Early adolescent Mary, who has just been approached by an angel who conveyed the news that she has been chosen by God to carry his son…
Greatly trouble, perplexed Mary, who cannot even fathom how this is a possibility but is assured that even her elderly relative is now pregnant, because anything is possible with God…
Willing Mary, who gives her consent and then does not walk but runs to make sure that story is true…
Validated Mary, who is greeted by Elizabeth and her unborn child, who corroborate the angel’s story…
Then, and only then, does Mary craft this song of praise, power, and redemption, perhaps with a sigh of relief.
Now, “My soul glorifies the Lord, and my spirit rejoices in God my Savior.”

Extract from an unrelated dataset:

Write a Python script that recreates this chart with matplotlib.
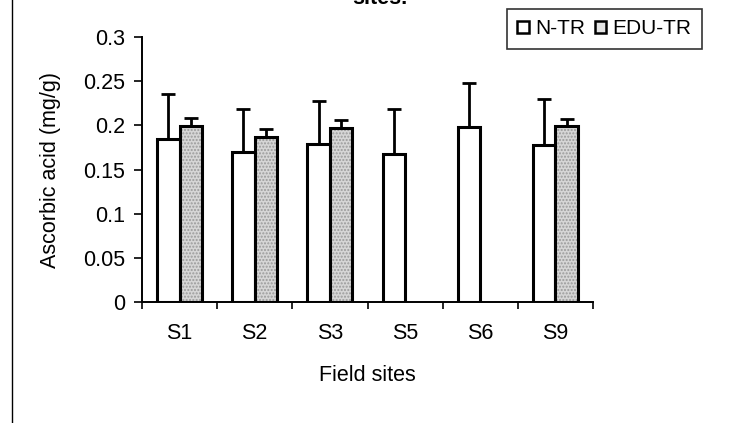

In many ways, Mary’s words that follow have been responsibly translated for us, and they are fairly straightforward. But as is often the case when we return to the original language, there are some fascinating turns of phrase in this passage which hold multiple meanings and bring a weight to Mary’s song which is easy to miss.
Certainly, there are ways to interpret this passage that will leave us with firm foundations for sermons about social justice and tearing down harmful power structures. And I am all for that. But I’m also a little worried at this point of my life and ministry when that’s the only focus. There’s a part of me that is just tired of constantly looking for the angriest sermon I can preach.

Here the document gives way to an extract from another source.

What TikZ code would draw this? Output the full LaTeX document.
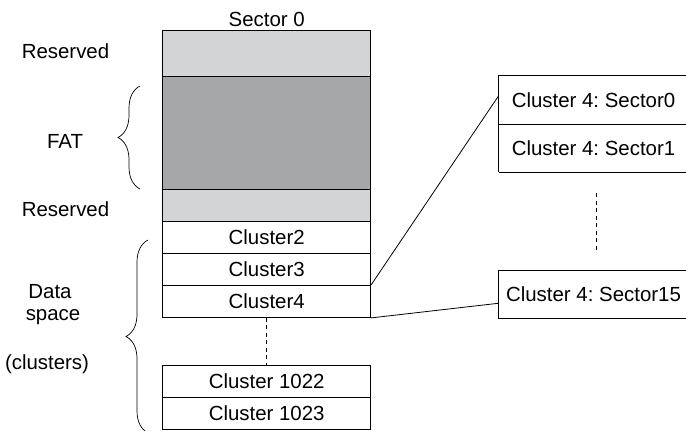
\documentclass[tikz,border=0pt]{standalone}
\usepackage{fontspec}
\setmainfont{Liberation Sans}
\usetikzlibrary{decorations.pathreplacing,calc}
\definecolor{lightg}{RGB}{211,212,214}
\definecolor{darkg}{RGB}{166,167,169}
\frenchspacing
\begin{document}
\begin{tikzpicture}[x=1bp,y=-1bp, font=\fontsize{20.5}{24}\selectfont, line width=0.8bp,
 cell/.style={draw, minimum width=208bp, minimum height=32.2bp, inner sep=0pt},
 rcell/.style={minimum width=189bp, minimum height=47.8bp, inner sep=0pt},
 lbl/.style={inner sep=0pt, anchor=base},
 dashline/.style={dash pattern=on 4bp off 3.5bp},
 brc/.style={decorate, decoration={brace, amplitude=22bp}, line width=0.7bp}]
\useasboundingbox (0,0) rectangle (686,430);
\clip (0,0) rectangle (686,430);
% left column
\node[cell, fill=lightg, minimum height=45.6bp] (r1) at (266.7,53.5) {};
\node[cell, fill=darkg, minimum height=112.7bp] (fat) at (266.7,132.65) {};
\node[cell, fill=lightg, minimum height=32bp] (r2) at (266.7,205) {};
\node[cell] (c2) at (266.7,237) {Cluster2};
\node[cell] (c3) at (266.7,269.2) {Cluster3};
\node[cell] (c4) at (266.7,301.4) {Cluster4};
\node[cell] (c1022) at (266.7,381.5) {Cluster 1022};
\node[cell] (c1023) at (266.7,413.6) {Cluster 1023};
\draw[dashline] (c4.south) -- (c1022.north);
% labels
\node[lbl] (s0lbl) at (266.7,26) {Sector 0};
\node[lbl] (res1) at (65.5,58.3) {Reserved};
\node[lbl] (fatlbl) at (65,148.3) {FAT};
\node[lbl] (res2) at (65.5,216.7) {Reserved};
\node[lbl] (data) at (50,298.3) {Data};
\node[lbl] (space) at (53,320) {space};
\node[lbl] (clus) at (47,369.3) {(clusters)};
% braces
\draw[brc] (140,189) -- (140,86);
\draw[brc] (148,433) -- (148,240);
% right column (cut off at the right edge)
\node[rcell] (s0) at (593.5,100.15) {Cluster 4: Sector0};
\node[rcell] (s1) at (593.5,148) {Cluster 4: Sector1};
\node[rcell] (s15) at (593.5,294.5) {Cluster 4: Sector15};
\draw ([xshift=12bp]s0.north east) -| (s0.south west) -- ([xshift=12bp]s0.south east);
\draw (s1.south west) -- ([xshift=12bp]s1.south east);
\draw ([xshift=12bp]s15.north east) -| (s15.south west) -- ([xshift=12bp]s15.south east);
\draw (s0.south west) -- (s1.south west);
\draw[dashline, shorten <=21bp, shorten >=19bp] ([xshift=2.5bp]s1.south) -- ([xshift=2.5bp]s15.north);
% connectors
\draw (c4.north east) -- ($(s0.north west)!0.41!(s0.south west)$);
\draw (c4.south east) -- ($(s15.north west)!0.68!(s15.south west)$);
\end{tikzpicture}
\end{document}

And so, as I thought deeply about barely more than a baby herself Mary, pregnant with the baby who would save the world, I opened my mind and heart to hear what I thought she might be saying.
The number of words in Mary’s song that relate directly to the formation of the body within her is pretty astounding.
ψυχή (psuchē): breath
πνεῦμα (pneuma): spirit
βραχίονι (brachioni): arm – also, closely related, ‘just some little part(s)’
διανοίᾳ (dianoia): mind, thought, and disposition
καρδίας (kardias): heart
Mary is concerned about things like promises fulfilled and mercy that extends beyond herself, from generation to generation, because her world has greatly expanded, and she dares to hope the life inside of her will be part of a family line that continues. Spoiler alert: from a physical standpoint, he’s not.
After all of this, we come to the verses about God bringing down rulers from their thrones, but it can also be translated as God lifting up the humble and fulfilling God’s promises, choosing to empower them by literally bringing Jesus to earth as ruler, God incarnate.
It seems to me the possibility exists that Mary was far more concerned with the life and body growing inside her and the potential for the redemption of the people of God than she was with whatever outside force might be thwarted in the process. And I guess that makes sense to me as a person who had the great privilege of carrying five people within my own body. If this is a song about motherhood, Mary was probably far less likely to be writing the lyrics to the next great political treatise set to music and far more likely to be overcome by the idea that she… perhaps hungry… was undeniably filled with a real and present good “thing.”
What does that mean for us, today, when we dare to take Mary’s words as our own? Undoubtedly, we cannot fully grasp the gravity of the original context, but as we live into our own identities as people who embody the Holy Spirit, could we not sing of humility, mercy, and covenant, as well? Even in our own inexperience and incredulity, even when we look around and wonder how these very circumstances could possibly hold space for the redemptive work of God, may we be brave enough to say yes, and may we seek out others who hope in spite of hopelessness until every promise is fulfilled.